▼

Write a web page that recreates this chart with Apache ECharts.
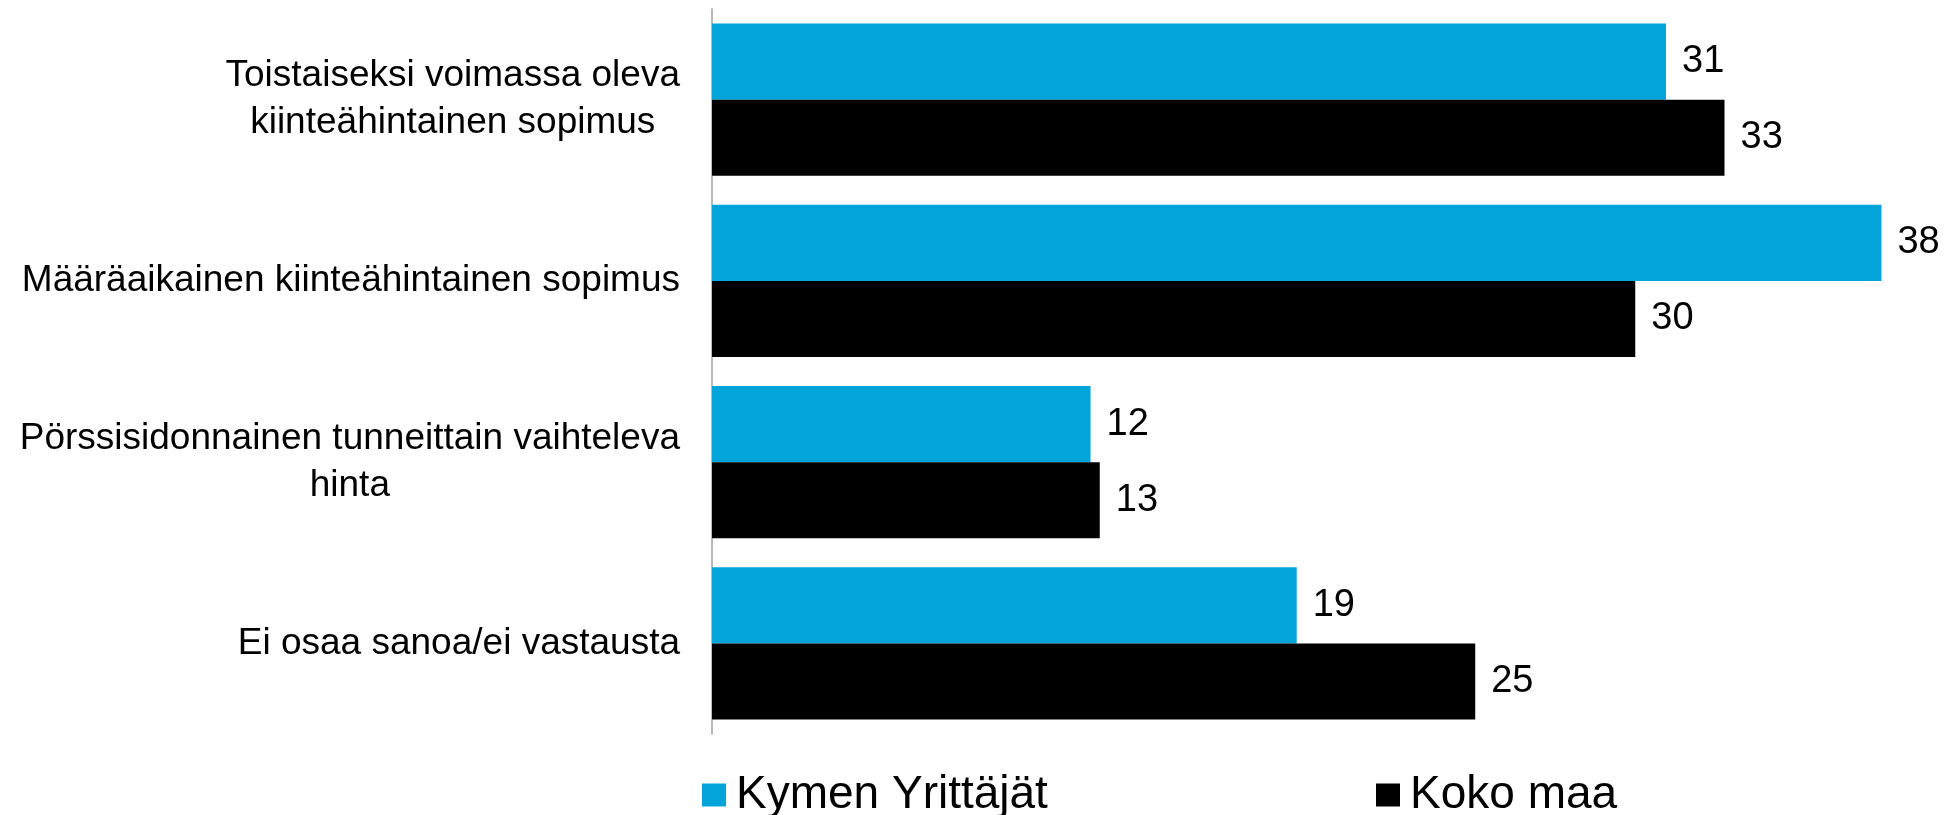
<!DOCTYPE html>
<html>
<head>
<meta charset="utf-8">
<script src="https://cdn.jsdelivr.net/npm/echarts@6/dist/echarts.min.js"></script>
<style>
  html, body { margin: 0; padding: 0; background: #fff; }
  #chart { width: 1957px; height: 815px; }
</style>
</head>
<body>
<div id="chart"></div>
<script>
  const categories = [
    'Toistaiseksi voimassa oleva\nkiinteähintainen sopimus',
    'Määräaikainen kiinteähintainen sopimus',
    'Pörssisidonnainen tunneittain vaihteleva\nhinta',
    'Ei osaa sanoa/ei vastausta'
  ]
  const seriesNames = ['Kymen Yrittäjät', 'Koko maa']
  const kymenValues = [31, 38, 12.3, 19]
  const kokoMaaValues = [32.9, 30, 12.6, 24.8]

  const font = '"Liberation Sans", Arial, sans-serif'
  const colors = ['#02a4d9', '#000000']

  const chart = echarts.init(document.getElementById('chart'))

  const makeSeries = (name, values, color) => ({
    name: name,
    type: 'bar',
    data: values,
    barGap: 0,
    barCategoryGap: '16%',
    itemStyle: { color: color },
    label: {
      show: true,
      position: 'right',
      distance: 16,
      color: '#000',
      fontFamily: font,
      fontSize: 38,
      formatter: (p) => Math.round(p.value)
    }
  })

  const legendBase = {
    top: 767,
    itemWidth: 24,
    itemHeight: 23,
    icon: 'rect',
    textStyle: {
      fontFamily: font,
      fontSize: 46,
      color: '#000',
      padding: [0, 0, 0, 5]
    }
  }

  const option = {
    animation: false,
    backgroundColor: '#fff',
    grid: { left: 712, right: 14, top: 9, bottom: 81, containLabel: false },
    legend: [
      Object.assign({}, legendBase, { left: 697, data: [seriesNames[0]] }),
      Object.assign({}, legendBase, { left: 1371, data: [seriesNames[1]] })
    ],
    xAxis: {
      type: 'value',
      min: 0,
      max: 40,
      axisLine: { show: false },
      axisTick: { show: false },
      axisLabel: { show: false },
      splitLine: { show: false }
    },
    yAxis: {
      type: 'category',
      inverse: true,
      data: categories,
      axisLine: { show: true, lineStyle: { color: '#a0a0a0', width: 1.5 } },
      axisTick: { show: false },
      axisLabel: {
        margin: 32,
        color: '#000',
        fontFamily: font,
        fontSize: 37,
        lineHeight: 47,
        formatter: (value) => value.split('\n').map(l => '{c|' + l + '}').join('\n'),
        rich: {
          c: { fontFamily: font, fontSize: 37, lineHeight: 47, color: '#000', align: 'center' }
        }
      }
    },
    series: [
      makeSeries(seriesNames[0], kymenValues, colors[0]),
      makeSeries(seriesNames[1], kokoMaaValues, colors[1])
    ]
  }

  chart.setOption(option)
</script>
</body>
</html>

▲
▼

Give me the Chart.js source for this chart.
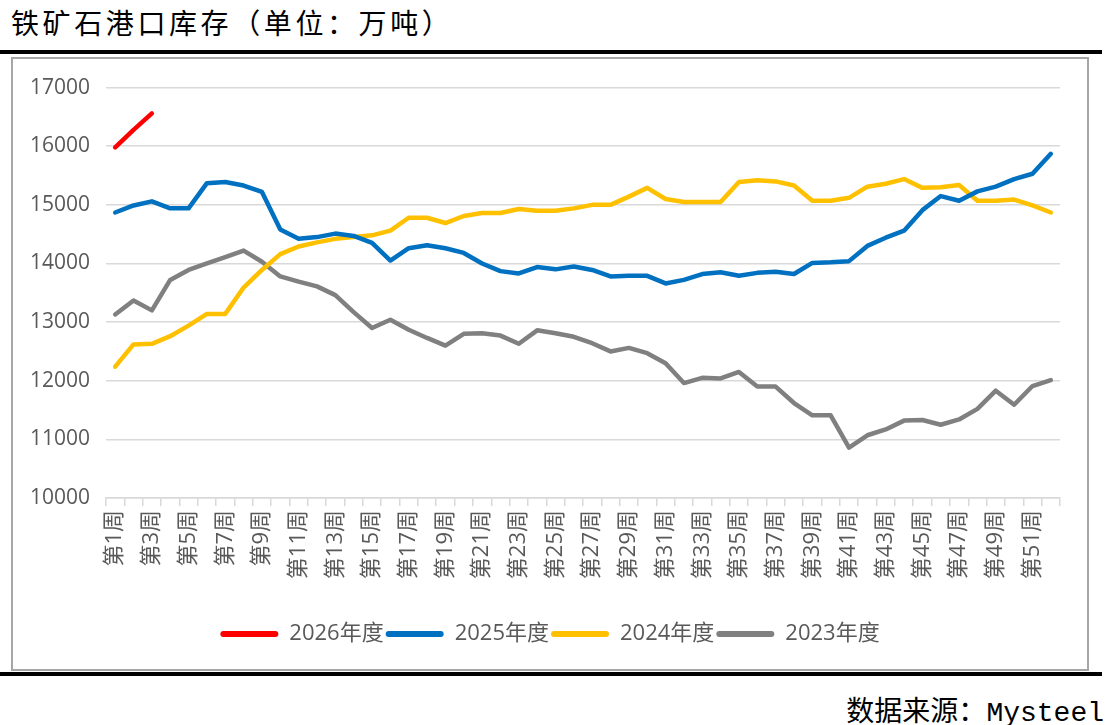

▲

» **Exercise task**
Pictures do not belong in the copy. Reproduce exactly the lines from the one with "Write a web" to the one with "const chart = echarts.init(document.getElementById('chart'))", both lines included.

» **Worked solution**
Write a web page that recreates this chart with Apache ECharts.
<!DOCTYPE html>
<html>
<head>
<meta charset="utf-8">
<script src="https://cdn.jsdelivr.net/npm/echarts@6/dist/echarts.min.js"></script>
<style>
  html, body { margin: 0; padding: 0; background: #fff; }
  #chart { width: 1957px; height: 815px; }
</style>
</head>
<body>
<div id="chart"></div>
<script>
  const categories = [
    'Toistaiseksi voimassa oleva\nkiinteähintainen sopimus',
    'Määräaikainen kiinteähintainen sopimus',
    'Pörssisidonnainen tunneittain vaihteleva\nhinta',
    'Ei osaa sanoa/ei vastausta'
  ]
  const seriesNames = ['Kymen Yrittäjät', 'Koko maa']
  const kymenValues = [31, 38, 12.3, 19]
  const kokoMaaValues = [32.9, 30, 12.6, 24.8]

  const font = '"Liberation Sans", Arial, sans-serif'
  const colors = ['#02a4d9', '#000000']

  const chart = echarts.init(document.getElementById('chart'))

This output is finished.